We ate here on Christmas Eve, and had a fantastic meal. Here are my thoughts.
Things I liked:
-ample parking in back.
-the decor was festive, which made the ambience lively. Christmas tree lights were strung everywhere, but even beyond that it just has some solid interior design that makes it fun.
-the waitstaff (and host, and cooks) were obviously middle eastern, which helps in the authenticity dept
-they were helpful and attentive (and cute)
-our meals were very good. I ordered one of the specials, the grilled, stuffed branzino. They de-bone in the kitchen (artfully--the fish is intact when it arrives on the plate).
-my son swooned over his bouillabaisse, which had mussels, clams, scallops, and a half lobster. His comment? "The best thing ever."
-although there were two very large parties in the other room (probably 25-30 people each), there was no delay in our service or meals.
-the bill was $145 for five of us (only two cocktails, which probably held the price down). My father-in-law was surprised and pleased.
Things I didn't like:
-when we were first being shown to our table, we were shown one table sort of close to the bar and kitchen, and another in a further-off room. The first room was lighter and brighter, the second darker and louder (and soon to be filled with the aforementioned two large parties). We backtracked to the first table offered.
-my husband thought he ordered a lamb skewer, and instead got a pile of gyro-lamb with some other real lamb bits. He was hesitant, the waiter practically cried to get him to tell him what was wrong so he could make it right, which my husband refused to do (because he hates sending things back). I'm not sure if the confusion was with the menu, my husband or the kitchen, but there was some confusion there somewhere.
-They use a piece of butcher paper on top of a cloth tablecloth.
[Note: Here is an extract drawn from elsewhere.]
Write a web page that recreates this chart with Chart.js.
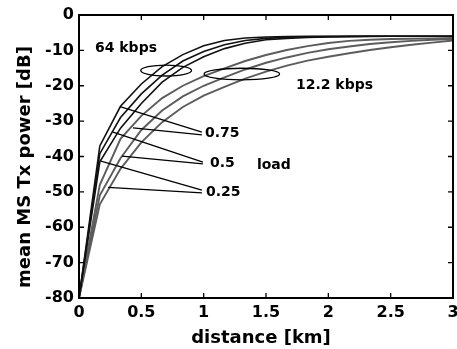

The paper picks up grease stains, and by the end of our meal looked pretty grubby. Ech.
Other notes on food--we ordered stuffed grape leaves, falafel, and fried zucchini cakes for apps. The grape leaves were okay (cold, served with other cold veggies), the falafel was delicious (hot, served with tahini sauce), and the zucchini cakes were a delightful surprise--crispy and flavorful.
The wine list is limited, but covers all the usual bases--glass price is $7.50-$11, with most in the $9 dept. I ordered a chardonnay (Lindeman's Bin 65) and was amazed at the large wine glass I received. $9.50 is sort of steep for a glass of wine, but the pour is generous and it lasted me through the meal. My husband ordered an Israeli beer--a crisp pilsner.
My fish had a seafood stuffing, and came with sides of rice pilaf and sauteed veggies--those sides seemed to be standard for all the entrees. My mother-in-law also had grilled fish (another kind--they had a selection of about six, some that I had never heard of, flown in from Israel). My father-in-law had lamb shank. It was one of those meals when everybody is so into their food that there's no sharing.
My son was the only one who ordered dessert--he ordered the baklava with some bitter Turkish coffee. It was hard to pick a baklava--they had walnut, pistachio, sesame--even double chocolate. The Turkish coffee is served authentically (I think?)--at least, I've been to other Turkish restaurants where they bring it out on the same ornate, swinging tray.
It was delicious. Some of us spent the ride home in a food coma (luckily, not the driver). I'd highly recommend it and will certainly go back if the opportunity presents itself.